* _Written instruction_
Nothing may be dropped or altered: reproduce all the data.

··· Source material ···

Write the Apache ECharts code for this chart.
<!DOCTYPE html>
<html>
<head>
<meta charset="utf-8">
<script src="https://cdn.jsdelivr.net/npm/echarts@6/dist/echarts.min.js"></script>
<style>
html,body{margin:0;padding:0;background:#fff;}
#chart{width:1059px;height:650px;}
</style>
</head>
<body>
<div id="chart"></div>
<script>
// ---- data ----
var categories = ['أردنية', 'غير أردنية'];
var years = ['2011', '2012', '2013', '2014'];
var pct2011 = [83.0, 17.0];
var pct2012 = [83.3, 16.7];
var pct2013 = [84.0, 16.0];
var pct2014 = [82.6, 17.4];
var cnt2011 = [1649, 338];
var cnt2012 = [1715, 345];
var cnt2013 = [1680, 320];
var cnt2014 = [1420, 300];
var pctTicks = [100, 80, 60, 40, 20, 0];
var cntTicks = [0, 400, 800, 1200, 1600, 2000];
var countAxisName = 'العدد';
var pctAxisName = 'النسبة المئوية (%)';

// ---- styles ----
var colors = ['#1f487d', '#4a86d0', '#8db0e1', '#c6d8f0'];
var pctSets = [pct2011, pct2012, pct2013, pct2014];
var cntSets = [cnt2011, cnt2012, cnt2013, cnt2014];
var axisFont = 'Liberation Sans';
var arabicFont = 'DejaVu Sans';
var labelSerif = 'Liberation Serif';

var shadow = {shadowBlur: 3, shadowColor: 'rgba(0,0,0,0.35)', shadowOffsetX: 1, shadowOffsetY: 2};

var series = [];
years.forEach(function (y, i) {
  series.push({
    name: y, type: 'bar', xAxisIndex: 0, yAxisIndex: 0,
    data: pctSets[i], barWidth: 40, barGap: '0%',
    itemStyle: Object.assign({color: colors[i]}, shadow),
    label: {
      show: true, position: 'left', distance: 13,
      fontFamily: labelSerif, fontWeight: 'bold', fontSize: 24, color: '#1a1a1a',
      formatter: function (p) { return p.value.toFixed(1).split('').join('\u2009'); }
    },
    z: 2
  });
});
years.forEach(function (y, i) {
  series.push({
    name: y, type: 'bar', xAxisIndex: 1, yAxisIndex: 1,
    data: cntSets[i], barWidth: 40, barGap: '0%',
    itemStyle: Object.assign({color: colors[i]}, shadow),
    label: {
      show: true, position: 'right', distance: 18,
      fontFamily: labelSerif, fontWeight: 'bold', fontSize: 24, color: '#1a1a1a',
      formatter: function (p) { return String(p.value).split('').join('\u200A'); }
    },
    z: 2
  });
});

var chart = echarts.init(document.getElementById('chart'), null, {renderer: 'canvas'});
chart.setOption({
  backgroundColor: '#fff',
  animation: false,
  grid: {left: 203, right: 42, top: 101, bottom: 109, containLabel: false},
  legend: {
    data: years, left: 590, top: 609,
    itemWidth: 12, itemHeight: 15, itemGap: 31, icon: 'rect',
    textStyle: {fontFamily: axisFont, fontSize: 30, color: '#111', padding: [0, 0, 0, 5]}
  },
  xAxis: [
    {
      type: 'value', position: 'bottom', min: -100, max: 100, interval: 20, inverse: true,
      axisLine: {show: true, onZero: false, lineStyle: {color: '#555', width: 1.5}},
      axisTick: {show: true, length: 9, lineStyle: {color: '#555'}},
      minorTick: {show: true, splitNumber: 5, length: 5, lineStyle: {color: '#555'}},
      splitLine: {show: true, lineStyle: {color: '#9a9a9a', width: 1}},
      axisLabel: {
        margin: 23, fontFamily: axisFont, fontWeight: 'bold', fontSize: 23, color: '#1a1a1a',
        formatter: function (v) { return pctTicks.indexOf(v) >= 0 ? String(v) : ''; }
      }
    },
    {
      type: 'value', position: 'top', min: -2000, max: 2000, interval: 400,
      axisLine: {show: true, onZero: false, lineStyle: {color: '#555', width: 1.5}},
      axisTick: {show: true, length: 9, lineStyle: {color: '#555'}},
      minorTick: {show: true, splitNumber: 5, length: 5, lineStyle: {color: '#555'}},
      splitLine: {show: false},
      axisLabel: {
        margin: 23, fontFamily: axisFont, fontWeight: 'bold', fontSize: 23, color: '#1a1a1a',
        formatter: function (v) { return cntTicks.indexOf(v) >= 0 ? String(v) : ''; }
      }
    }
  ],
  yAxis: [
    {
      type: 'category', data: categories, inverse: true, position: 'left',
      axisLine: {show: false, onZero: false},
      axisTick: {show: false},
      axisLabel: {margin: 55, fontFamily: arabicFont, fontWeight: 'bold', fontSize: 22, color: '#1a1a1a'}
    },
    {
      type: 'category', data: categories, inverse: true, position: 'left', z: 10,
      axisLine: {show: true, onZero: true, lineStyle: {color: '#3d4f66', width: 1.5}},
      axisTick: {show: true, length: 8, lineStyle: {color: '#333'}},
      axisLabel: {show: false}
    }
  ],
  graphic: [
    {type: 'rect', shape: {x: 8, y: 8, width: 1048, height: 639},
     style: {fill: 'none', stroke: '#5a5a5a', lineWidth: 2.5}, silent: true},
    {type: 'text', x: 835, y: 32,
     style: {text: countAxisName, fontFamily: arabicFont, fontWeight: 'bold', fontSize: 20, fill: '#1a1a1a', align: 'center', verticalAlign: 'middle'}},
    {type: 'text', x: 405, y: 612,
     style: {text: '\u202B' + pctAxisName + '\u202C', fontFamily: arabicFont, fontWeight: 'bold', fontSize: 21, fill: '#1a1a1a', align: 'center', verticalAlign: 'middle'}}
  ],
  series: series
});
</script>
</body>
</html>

···

* _Exercise solution_
Write the Apache ECharts code for this chart.
<!DOCTYPE html>
<html>
<head>
<meta charset="utf-8">
<script src="https://cdn.jsdelivr.net/npm/echarts@6/dist/echarts.min.js"></script>
<style>
html,body{margin:0;padding:0;background:#fff;}
#chart{width:1059px;height:650px;}
</style>
</head>
<body>
<div id="chart"></div>
<script>
// ---- data ----
var categories = ['أردنية', 'غير أردنية'];
var years = ['2011', '2012', '2013', '2014'];
var pct2011 = [83.0, 17.0];
var pct2012 = [83.3, 16.7];
var pct2013 = [84.0, 16.0];
var pct2014 = [82.6, 17.4];
var cnt2011 = [1649, 338];
var cnt2012 = [1715, 345];
var cnt2013 = [1680, 320];
var cnt2014 = [1420, 300];
var pctTicks = [100, 80, 60, 40, 20, 0];
var cntTicks = [0, 400, 800, 1200, 1600, 2000];
var countAxisName = 'العدد';
var pctAxisName = 'النسبة المئوية (%)';

// ---- styles ----
var colors = ['#1f487d', '#4a86d0', '#8db0e1', '#c6d8f0'];
var pctSets = [pct2011, pct2012, pct2013, pct2014];
var cntSets = [cnt2011, cnt2012, cnt2013, cnt2014];
var axisFont = 'Liberation Sans';
var arabicFont = 'DejaVu Sans';
var labelSerif = 'Liberation Serif';

var shadow = {shadowBlur: 3, shadowColor: 'rgba(0,0,0,0.35)', shadowOffsetX: 1, shadowOffsetY: 2};

var series = [];
years.forEach(function (y, i) {
  series.push({
    name: y, type: 'bar', xAxisIndex: 0, yAxisIndex: 0,
    data: pctSets[i], barWidth: 40, barGap: '0%',
    itemStyle: Object.assign({color: colors[i]}, shadow),
    label: {
      show: true, position: 'left', distance: 13,
      fontFamily: labelSerif, fontWeight: 'bold', fontSize: 24, color: '#1a1a1a',
      formatter: function (p) { return p.value.toFixed(1).split('').join('\u2009'); }
    },
    z: 2
  });
});
years.forEach(function (y, i) {
  series.push({
    name: y, type: 'bar', xAxisIndex: 1, yAxisIndex: 1,
    data: cntSets[i], barWidth: 40, barGap: '0%',
    itemStyle: Object.assign({color: colors[i]}, shadow),
    label: {
      show: true, position: 'right', distance: 18,
      fontFamily: labelSerif, fontWeight: 'bold', fontSize: 24, color: '#1a1a1a',
      formatter: function (p) { return String(p.value).split('').join('\u200A'); }
    },
    z: 2
  });
});

var chart = echarts.init(document.getElementById('chart'), null, {renderer: 'canvas'});
chart.setOption({
  backgroundColor: '#fff',
  animation: false,
  grid: {left: 203, right: 42, top: 101, bottom: 109, containLabel: false},
  legend: {
    data: years, left: 590, top: 609,
    itemWidth: 12, itemHeight: 15, itemGap: 31, icon: 'rect',
    textStyle: {fontFamily: axisFont, fontSize: 30, color: '#111', padding: [0, 0, 0, 5]}
  },
  xAxis: [
    {
      type: 'value', position: 'bottom', min: -100, max: 100, interval: 20, inverse: true,
      axisLine: {show: true, onZero: false, lineStyle: {color: '#555', width: 1.5}},
      axisTick: {show: true, length: 9, lineStyle: {color: '#555'}},
      minorTick: {show: true, splitNumber: 5, length: 5, lineStyle: {color: '#555'}},
      splitLine: {show: true, lineStyle: {color: '#9a9a9a', width: 1}},
      axisLabel: {
        margin: 23, fontFamily: axisFont, fontWeight: 'bold', fontSize: 23, color: '#1a1a1a',
        formatter: function (v) { return pctTicks.indexOf(v) >= 0 ? String(v) : ''; }
      }
    },
    {
      type: 'value', position: 'top', min: -2000, max: 2000, interval: 400,
      axisLine: {show: true, onZero: false, lineStyle: {color: '#555', width: 1.5}},
      axisTick: {show: true, length: 9, lineStyle: {color: '#555'}},
      minorTick: {show: true, splitNumber: 5, length: 5, lineStyle: {color: '#555'}},
      splitLine: {show: false},
      axisLabel: {
        margin: 23, fontFamily: axisFont, fontWeight: 'bold', fontSize: 23, color: '#1a1a1a',
        formatter: function (v) { return cntTicks.indexOf(v) >= 0 ? String(v) : ''; }
      }
    }
  ],
  yAxis: [
    {
      type: 'category', data: categories, inverse: true, position: 'left',
      axisLine: {show: false, onZero: false},
      axisTick: {show: false},
      axisLabel: {margin: 55, fontFamily: arabicFont, fontWeight: 'bold', fontSize: 22, color: '#1a1a1a'}
    },
    {
      type: 'category', data: categories, inverse: true, position: 'left', z: 10,
      axisLine: {show: true, onZero: true, lineStyle: {color: '#3d4f66', width: 1.5}},
      axisTick: {show: true, length: 8, lineStyle: {color: '#333'}},
      axisLabel: {show: false}
    }
  ],
  graphic: [
    {type: 'rect', shape: {x: 8, y: 8, width: 1048, height: 639},
     style: {fill: 'none', stroke: '#5a5a5a', lineWidth: 2.5}, silent: true},
    {type: 'text', x: 835, y: 32,
     style: {text: countAxisName, fontFamily: arabicFont, fontWeight: 'bold', fontSize: 20, fill: '#1a1a1a', align: 'center', verticalAlign: 'middle'}},
    {type: 'text', x: 405, y: 612,
     style: {text: '\u202B' + pctAxisName + '\u202C', fontFamily: arabicFont, fontWeight: 'bold', fontSize: 21, fill: '#1a1a1a', align: 'center', verticalAlign: 'middle'}}
  ],
  series: series
});
</script>
</body>
</html>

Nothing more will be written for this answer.